§ WHAT TO DO: Select and reproduce each line of the listing below that bears the string "this".

§ EXERCISE DATA:
* * * * * * * * *

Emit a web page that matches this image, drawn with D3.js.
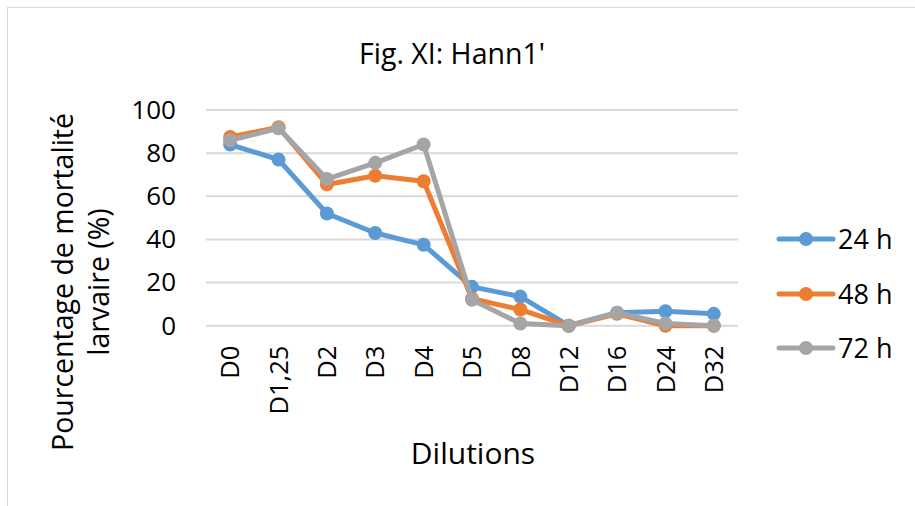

* * * * * * * * *

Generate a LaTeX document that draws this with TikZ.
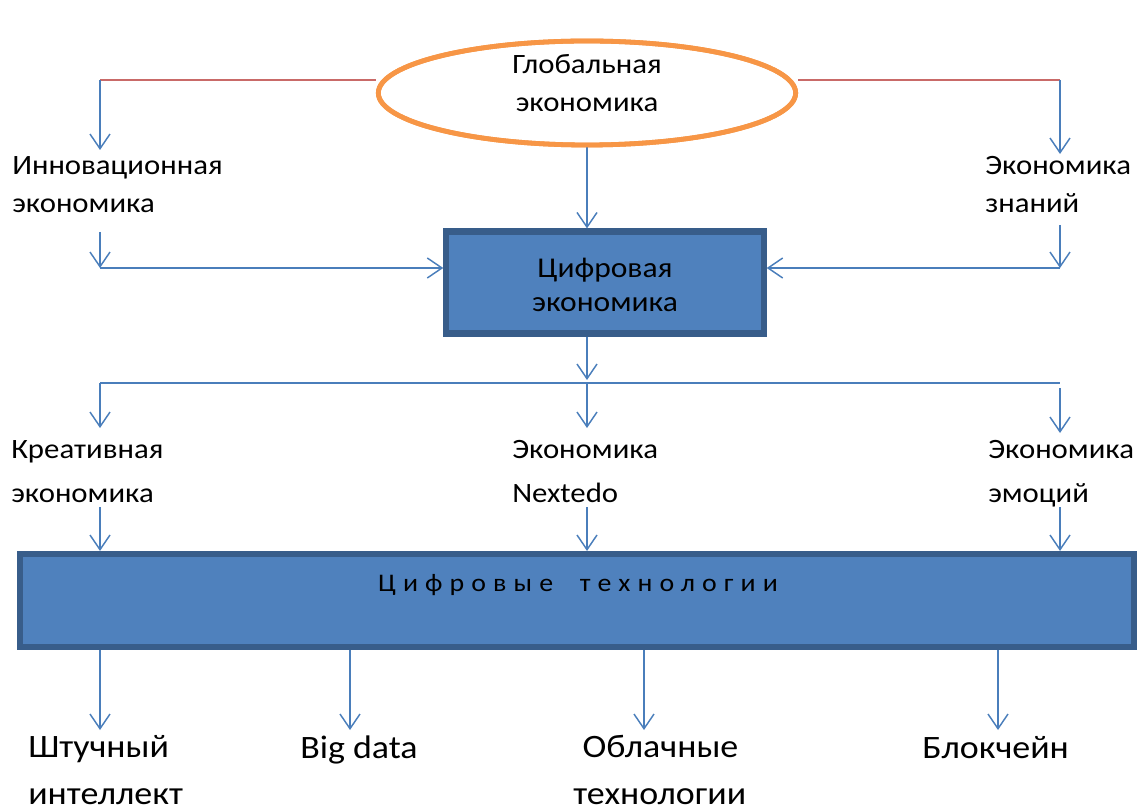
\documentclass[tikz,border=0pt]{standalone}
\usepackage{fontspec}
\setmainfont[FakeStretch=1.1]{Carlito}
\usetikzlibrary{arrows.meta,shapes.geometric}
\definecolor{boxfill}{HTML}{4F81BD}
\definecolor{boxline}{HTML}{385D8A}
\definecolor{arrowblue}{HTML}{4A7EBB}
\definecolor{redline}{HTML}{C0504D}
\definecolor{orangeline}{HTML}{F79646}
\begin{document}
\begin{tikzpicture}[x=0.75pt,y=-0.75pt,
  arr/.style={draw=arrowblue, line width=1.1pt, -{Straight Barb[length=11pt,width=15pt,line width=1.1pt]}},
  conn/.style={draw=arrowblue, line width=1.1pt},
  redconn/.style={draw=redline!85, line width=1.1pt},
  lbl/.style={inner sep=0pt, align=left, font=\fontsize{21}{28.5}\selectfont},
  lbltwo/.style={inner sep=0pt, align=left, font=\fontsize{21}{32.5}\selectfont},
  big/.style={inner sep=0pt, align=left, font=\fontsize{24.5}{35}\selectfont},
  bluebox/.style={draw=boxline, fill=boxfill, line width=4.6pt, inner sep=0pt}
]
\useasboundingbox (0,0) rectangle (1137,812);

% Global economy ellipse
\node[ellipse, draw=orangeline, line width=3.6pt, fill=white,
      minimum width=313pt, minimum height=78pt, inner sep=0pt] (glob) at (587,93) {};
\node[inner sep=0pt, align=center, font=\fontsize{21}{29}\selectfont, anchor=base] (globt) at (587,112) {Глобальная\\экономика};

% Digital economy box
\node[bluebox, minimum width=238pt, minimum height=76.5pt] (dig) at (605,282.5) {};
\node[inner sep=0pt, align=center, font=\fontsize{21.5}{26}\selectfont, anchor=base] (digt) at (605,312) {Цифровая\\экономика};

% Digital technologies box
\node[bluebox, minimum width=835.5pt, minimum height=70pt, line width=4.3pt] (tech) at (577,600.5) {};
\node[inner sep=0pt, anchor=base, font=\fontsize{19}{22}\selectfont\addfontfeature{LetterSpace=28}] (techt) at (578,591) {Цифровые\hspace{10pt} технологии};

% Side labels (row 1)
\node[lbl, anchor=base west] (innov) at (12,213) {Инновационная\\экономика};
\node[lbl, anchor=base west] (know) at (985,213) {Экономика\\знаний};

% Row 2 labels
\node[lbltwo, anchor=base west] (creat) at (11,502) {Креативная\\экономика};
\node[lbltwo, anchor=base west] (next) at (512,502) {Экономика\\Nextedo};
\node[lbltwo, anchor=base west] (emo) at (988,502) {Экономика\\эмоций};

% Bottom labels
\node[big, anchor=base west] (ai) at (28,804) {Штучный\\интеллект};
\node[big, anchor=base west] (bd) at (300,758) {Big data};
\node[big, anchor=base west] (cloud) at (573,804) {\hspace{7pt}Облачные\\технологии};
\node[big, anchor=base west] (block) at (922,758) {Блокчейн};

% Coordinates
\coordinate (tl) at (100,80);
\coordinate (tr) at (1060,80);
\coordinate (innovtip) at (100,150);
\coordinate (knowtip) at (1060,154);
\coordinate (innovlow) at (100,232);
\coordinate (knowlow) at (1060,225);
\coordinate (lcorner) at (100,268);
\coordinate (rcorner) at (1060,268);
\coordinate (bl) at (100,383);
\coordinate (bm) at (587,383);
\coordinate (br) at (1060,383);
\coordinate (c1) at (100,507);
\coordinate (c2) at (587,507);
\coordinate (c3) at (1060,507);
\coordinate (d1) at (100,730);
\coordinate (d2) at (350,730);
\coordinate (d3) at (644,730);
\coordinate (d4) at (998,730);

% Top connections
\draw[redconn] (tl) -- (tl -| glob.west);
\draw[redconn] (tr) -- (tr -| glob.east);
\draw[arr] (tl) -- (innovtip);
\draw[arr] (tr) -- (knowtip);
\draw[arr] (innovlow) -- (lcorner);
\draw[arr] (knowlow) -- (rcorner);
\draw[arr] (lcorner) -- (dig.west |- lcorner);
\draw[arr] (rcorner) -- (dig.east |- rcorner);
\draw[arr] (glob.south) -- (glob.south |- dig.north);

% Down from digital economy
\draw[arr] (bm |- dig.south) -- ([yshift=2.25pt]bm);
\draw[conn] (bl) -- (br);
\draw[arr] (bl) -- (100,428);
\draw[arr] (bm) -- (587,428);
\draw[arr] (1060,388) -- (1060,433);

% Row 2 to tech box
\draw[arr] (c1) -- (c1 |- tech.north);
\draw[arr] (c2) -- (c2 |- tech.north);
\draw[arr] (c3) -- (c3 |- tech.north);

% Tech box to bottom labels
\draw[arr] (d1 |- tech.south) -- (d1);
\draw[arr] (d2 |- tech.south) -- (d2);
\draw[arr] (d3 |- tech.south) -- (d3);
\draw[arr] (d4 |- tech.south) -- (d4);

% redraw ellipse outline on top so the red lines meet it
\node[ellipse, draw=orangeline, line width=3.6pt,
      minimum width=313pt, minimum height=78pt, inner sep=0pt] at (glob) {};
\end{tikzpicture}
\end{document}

* * * * * * * * *

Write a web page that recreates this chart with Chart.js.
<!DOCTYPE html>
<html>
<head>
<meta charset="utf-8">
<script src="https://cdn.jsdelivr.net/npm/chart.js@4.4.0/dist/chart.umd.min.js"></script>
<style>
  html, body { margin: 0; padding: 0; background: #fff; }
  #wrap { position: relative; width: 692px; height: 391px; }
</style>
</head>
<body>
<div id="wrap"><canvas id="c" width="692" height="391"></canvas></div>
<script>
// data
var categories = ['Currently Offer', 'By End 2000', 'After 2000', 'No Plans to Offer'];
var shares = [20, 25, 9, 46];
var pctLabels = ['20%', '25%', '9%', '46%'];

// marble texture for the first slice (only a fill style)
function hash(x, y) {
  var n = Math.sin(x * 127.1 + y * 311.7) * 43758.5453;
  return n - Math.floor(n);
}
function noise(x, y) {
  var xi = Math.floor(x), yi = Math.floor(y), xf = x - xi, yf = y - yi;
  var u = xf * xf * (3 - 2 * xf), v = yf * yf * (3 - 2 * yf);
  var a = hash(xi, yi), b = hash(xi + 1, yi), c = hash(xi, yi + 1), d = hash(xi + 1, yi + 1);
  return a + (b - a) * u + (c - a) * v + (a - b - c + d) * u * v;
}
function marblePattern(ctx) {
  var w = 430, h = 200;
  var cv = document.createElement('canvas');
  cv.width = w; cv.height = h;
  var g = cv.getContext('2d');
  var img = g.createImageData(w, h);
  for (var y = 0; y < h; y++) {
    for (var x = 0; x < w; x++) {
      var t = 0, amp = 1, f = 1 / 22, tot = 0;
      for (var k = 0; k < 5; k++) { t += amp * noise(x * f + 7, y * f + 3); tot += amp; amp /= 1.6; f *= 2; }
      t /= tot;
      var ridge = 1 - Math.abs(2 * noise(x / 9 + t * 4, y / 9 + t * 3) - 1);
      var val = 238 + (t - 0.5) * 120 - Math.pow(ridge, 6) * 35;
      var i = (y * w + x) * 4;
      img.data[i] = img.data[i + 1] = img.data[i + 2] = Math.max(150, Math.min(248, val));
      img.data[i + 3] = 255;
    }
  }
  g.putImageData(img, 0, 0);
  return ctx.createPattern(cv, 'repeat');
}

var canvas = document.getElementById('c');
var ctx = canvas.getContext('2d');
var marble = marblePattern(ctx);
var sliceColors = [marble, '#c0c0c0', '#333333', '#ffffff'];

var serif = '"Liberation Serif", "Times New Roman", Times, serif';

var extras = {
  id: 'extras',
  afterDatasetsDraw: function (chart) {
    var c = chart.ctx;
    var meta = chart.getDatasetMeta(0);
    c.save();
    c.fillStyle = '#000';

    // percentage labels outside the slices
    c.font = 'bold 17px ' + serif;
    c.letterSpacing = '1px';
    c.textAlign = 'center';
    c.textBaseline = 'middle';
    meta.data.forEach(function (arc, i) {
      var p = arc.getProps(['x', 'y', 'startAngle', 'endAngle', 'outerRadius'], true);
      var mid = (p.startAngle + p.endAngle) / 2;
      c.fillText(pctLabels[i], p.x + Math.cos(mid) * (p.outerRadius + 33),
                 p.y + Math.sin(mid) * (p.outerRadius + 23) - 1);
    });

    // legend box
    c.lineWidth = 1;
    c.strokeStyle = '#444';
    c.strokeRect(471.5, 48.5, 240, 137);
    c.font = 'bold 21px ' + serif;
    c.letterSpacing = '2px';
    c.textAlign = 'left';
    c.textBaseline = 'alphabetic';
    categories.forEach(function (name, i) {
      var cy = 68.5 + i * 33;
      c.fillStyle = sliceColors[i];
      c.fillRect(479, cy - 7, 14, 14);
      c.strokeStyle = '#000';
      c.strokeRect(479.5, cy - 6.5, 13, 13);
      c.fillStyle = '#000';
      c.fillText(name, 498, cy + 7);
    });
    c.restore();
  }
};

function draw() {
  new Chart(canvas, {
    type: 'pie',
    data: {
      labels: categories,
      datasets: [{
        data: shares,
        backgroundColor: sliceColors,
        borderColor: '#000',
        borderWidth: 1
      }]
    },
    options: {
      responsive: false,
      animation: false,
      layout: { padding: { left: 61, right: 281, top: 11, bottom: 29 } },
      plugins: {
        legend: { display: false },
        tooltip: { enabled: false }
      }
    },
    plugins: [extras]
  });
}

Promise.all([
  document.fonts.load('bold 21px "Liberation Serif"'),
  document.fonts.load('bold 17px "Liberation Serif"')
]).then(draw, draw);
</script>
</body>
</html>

* * * * * * * * *

§ PROBLEM SOLUTION:
Emit a web page that matches this image, drawn with D3.js.
Generate a LaTeX document that draws this with TikZ.
Write a web page that recreates this chart with Chart.js.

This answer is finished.